Sometimes we create spectacle. But even when we’re ‘just’ putting a screen on the wall, it’s never just that. We’re always setting the stage for smarter, smoother collaboration. So, what do smarter en smoother really mean when future technologies are catching up?

At Whitemilk, we’re experts in in-person, remote and hybrid collaboration. Meetings, training sessions, lectures, presentations, brainstorms… We make it all work, technically. 

We’re also experts in enthusiastically testing new developments. That’s why we have a dedicated AV lab. But we don’t let the borders of Kwaremont define our testing. New developments today are very often about AI—“the new digital transformation,” someone called it—and they go well beyond hardware. 

In other words, everyone on our team could be testing, wherever they are.

In its Technology Trends 2025 report, Accenture argues that AI should no longer be viewed as a series of tools that respond to prompts and generate output. In our AV world: not just cameras that zoom at the right moment, or follow speakers, or switch flawlessly between feeds, not just speech recognition, not just…

Instead, organisations should start thinking in terms of a digital AI brain, the report says. A system with broad, general knowledge, fine-tuned and shaped by every team member who interacts with it.

The report describes AI agents or AI agentic systems as co-workers, trained on the job and integrated into the team. It stresses the importance of collaboration, where every member, human or AI, contributes to making each other better. The conclusion is that this requires one thing above all: trust.

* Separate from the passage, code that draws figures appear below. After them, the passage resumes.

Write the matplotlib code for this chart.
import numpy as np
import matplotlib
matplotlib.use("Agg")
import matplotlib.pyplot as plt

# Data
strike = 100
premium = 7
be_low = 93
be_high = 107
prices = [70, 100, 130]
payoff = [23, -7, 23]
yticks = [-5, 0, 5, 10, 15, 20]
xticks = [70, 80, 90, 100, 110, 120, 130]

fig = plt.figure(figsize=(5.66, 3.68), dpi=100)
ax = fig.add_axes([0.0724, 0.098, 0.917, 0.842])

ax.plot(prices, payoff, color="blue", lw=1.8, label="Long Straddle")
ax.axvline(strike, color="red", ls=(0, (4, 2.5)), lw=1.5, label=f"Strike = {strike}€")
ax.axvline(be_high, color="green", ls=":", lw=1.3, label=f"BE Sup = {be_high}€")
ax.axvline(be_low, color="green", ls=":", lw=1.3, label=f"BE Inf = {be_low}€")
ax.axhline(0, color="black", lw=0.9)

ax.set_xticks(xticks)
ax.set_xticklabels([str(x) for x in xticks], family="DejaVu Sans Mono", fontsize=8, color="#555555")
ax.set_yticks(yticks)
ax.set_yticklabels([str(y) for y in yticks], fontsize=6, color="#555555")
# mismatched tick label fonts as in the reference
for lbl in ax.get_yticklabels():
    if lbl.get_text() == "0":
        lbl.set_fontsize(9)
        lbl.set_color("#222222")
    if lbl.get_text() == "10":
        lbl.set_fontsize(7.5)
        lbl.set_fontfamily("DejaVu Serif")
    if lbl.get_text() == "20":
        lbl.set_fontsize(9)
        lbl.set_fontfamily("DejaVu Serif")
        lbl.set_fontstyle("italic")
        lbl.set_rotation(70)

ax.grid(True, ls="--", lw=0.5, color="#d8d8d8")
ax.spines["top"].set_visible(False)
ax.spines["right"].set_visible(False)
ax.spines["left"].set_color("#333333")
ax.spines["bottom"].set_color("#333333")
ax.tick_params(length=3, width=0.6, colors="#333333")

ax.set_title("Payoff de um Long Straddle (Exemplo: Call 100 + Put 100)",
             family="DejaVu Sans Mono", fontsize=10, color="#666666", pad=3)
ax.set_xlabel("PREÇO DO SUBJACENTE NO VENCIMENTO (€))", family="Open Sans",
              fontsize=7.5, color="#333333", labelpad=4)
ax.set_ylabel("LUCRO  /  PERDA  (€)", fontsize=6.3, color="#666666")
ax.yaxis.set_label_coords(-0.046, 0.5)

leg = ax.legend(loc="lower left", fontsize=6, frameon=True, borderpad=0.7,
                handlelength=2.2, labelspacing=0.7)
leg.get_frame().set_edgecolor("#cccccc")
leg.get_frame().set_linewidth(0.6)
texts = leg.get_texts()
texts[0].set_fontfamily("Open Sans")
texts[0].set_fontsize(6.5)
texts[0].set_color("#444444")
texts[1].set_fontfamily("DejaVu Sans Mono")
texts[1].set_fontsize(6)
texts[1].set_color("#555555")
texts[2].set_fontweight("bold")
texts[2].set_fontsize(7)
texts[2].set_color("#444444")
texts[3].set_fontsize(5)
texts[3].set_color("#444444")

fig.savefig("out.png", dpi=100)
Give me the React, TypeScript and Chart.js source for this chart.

Every member, human or AI, contributes to making each other better, and that requires one thing above all: trust.

And that’s an incredibly valuable insight for us, as an audiovisual integrator. The possibilities are endless—if trust is there. It’s about quality. About integrating a solution strategically and from the start into an organisation. About staying and thinking ahead, even as the future seems to overtake you. A faster pace may bring bigger challenges, but at its core, this isn’t so different from the past.

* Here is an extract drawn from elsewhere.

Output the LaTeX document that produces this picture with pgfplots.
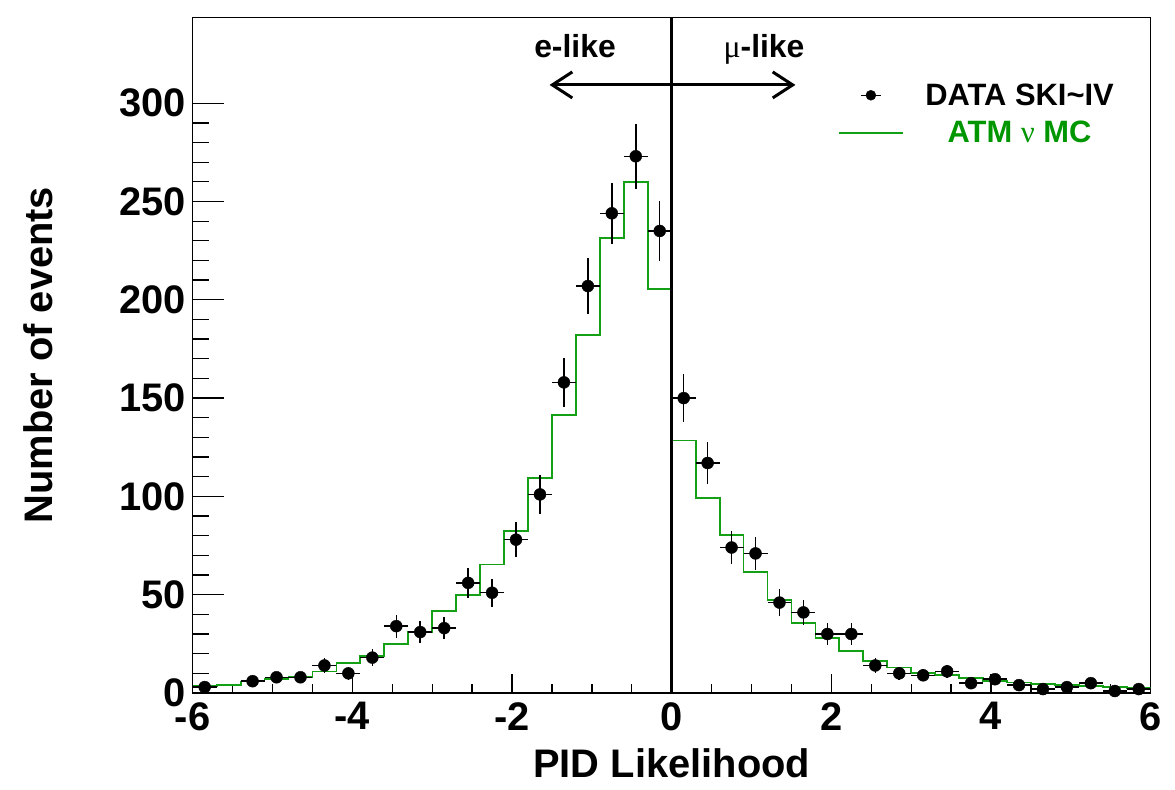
\documentclass[border=0pt]{standalone}
\usepackage{pgfplots}
\pgfplotsset{compat=1.18}
\usepackage{pgfplotstable}
\usepackage{fontspec}
\setmainfont{Liberation Sans}
\newfontfamily\symb{Liberation Serif}
\usetikzlibrary{arrows.meta}
\definecolor{mcgreen}{RGB}{20,160,20}
\definecolor{mctext}{RGB}{0,150,0}

\pgfplotstableread{
x y ex ey
-5.85 3 0.15 1.73
-5.25 6 0.15 2.45
-4.95 8 0.15 2.83
-4.65 8 0.15 2.83
-4.35 14 0.15 3.74
-4.05 10 0.15 3.16
-3.75 18 0.15 4.24
-3.45 34 0.15 5.83
-3.15 31 0.15 5.57
-2.85 33 0.15 5.74
-2.55 56 0.15 7.48
-2.25 51 0.15 7.14
-1.95 78 0.15 8.83
-1.65 101 0.15 10.05
-1.35 158 0.15 12.57
-1.05 207 0.15 14.39
-0.75 244 0.15 15.62
-0.45 273 0.15 16.52
-0.15 235 0.15 15.33
0.15 150 0.15 12.25
0.45 117 0.15 10.82
0.75 74 0.15 8.60
1.05 71 0.15 8.43
1.35 46 0.15 6.78
1.65 41 0.15 6.40
1.95 30 0.15 5.48
2.25 30 0.15 5.48
2.55 14 0.15 3.74
2.85 10 0.15 3.16
3.15 9 0.15 3.00
3.45 11 0.15 3.32
3.75 5 0.15 2.24
4.05 7 0.15 2.65
4.35 4 0.15 2.00
4.65 2 0.15 1.41
4.95 3 0.15 1.73
5.25 5 0.15 2.24
5.55 1 0.15 1.00
5.85 2 0.15 1.41
}\datatable

\pgfplotstableread{
x y
-6.0 3.6
-5.7 4.1
-5.4 5.8
-5.1 7.1
-4.8 8.3
-4.5 10.9
-4.2 15.1
-3.9 19.0
-3.6 24.9
-3.3 31.2
-3.0 41.7
-2.7 49.9
-2.4 65.4
-2.1 82.4
-1.8 109.5
-1.5 141.4
-1.2 182.0
-0.9 231.6
-0.6 260.0
-0.3 205.5
0.0 128.4
0.3 99.0
0.6 80.5
0.9 61.4
1.2 47.3
1.5 35.8
1.8 27.8
2.1 21.4
2.4 16.4
2.7 13.0
3.0 10.3
3.3 9.2
3.6 7.5
3.9 6.3
4.2 5.3
4.5 4.4
4.8 4.1
5.1 3.6
5.4 2.9
5.7 2.4
6.0 2.4
}\mctable

\begin{document}
\begin{tikzpicture}
\useasboundingbox (0,0) rectangle (1175bp,790bp);
\begin{axis}[
  at={(192.7bp,97bp)}, anchor=south west,
  scale only axis, width=958bp, height=675.7bp,
  xmin=-6, xmax=6, ymin=0, ymax=343.7,
  axis line style={line width=1.3bp},
  every tick/.style={black, line width=1.3bp},
  xtick={-6,-4,-2,0,2,4,6},
  xticklabels={-6,-4,-2,0,2,4,6},
  minor x tick num=3,
  ytick={0,50,100,150,200,250,300},
  yticklabels={0,50,100,150,200,250,300},
  minor y tick num=4,
  tick align=inside,
  xtick pos=bottom, ytick pos=left,
  major tick length=31bp, minor tick length=16bp,
  xtick style={/pgfplots/major tick length=19bp,/pgfplots/minor tick length=9bp},
  tick label style={font=\fontsize{40}{40}\selectfont\bfseries},
  xticklabel style={inner sep=9bp},
  yticklabel style={inner sep=7bp},
  xlabel={PID Likelihood},
  xlabel style={at={(axis description cs:0.5,-0.1258)}, anchor=base, inner sep=0pt, font=\fontsize{40}{40}\selectfont\bfseries},
  ylabel={Number of events},
  ylabel style={at={(axis description cs:-0.1458,0.5)}, anchor=south, inner sep=0pt, font=\fontsize{40}{40}\selectfont\bfseries},
  reverse legend,
  legend cell align=center,
  legend style={draw=none, fill=none, inner sep=0pt, outer sep=0pt,
    at={(axis cs:2.083,309.9)}, anchor=north west,
    font=\fontsize{31}{31}\selectfont\bfseries,
    nodes={inner sep=0pt}, column sep=21.5bp, row sep=14.5bp},
]
\addplot[mcgreen, line width=1.8bp, const plot mark left,
  legend image code/.code={\draw[mcgreen, line width=1.8bp] (-32bp,0)--(32bp,0);}]
  table[x=x, y=y] {\mctable};
\addlegendentry{\textcolor{mctext}{ATM {\symb\mdseries ν} MC}}

\addplot[black, line width=2.6bp, forget plot] coordinates {(0,0) (0,343.7)};

\addplot[black, only marks, mark=*, mark size=6bp,
  legend image code/.code={\draw[black, line width=1.5bp] (-10bp,0)--(10bp,0); \fill[black] (0,0) circle (5bp);},
  error bars/.cd, y dir=both, y explicit, x dir=both, x explicit,
  error bar style={line width=1.5bp, black}, error mark=none]
  table[x=x, y=y, x error=ex, y error=ey] {\datatable};
\addlegendentry{DATA SKI\textasciitilde IV}

\node[anchor=base, inner sep=0pt, font=\fontsize{32}{32}\selectfont\bfseries] at (axis cs:-1.211,323.5) {e-like};
\node[anchor=base, inner sep=0pt, font=\fontsize{32}{32}\selectfont\bfseries] at (axis cs:1.156,323.5) {{\symb\mdseries μ}-like};
\draw[{Straight Barb[length=20bp,width=26bp]}-{Straight Barb[length=20bp,width=26bp]}, line width=3bp] (axis cs:-1.53,309.3) -- (axis cs:1.55,309.3);
\end{axis}
\end{tikzpicture}
\end{document}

With that in mind, we’re looking forward to Peter Hinssen’s opening keynote at CONTXT this summer. In The Uncertainty Principle, he describes a Never Normal future. He understands how the speed of technological change can make us feel like we need to hit the brakes before things spin out of control. But he also knows that uncertainty isn’t some new flaw in the system. It’s not a bug, it’s part of life. And within that uncertainty lies the greatest potential.

We’re not heading for a dystopian future, he says, but for one full of hope, possibilities, and progress.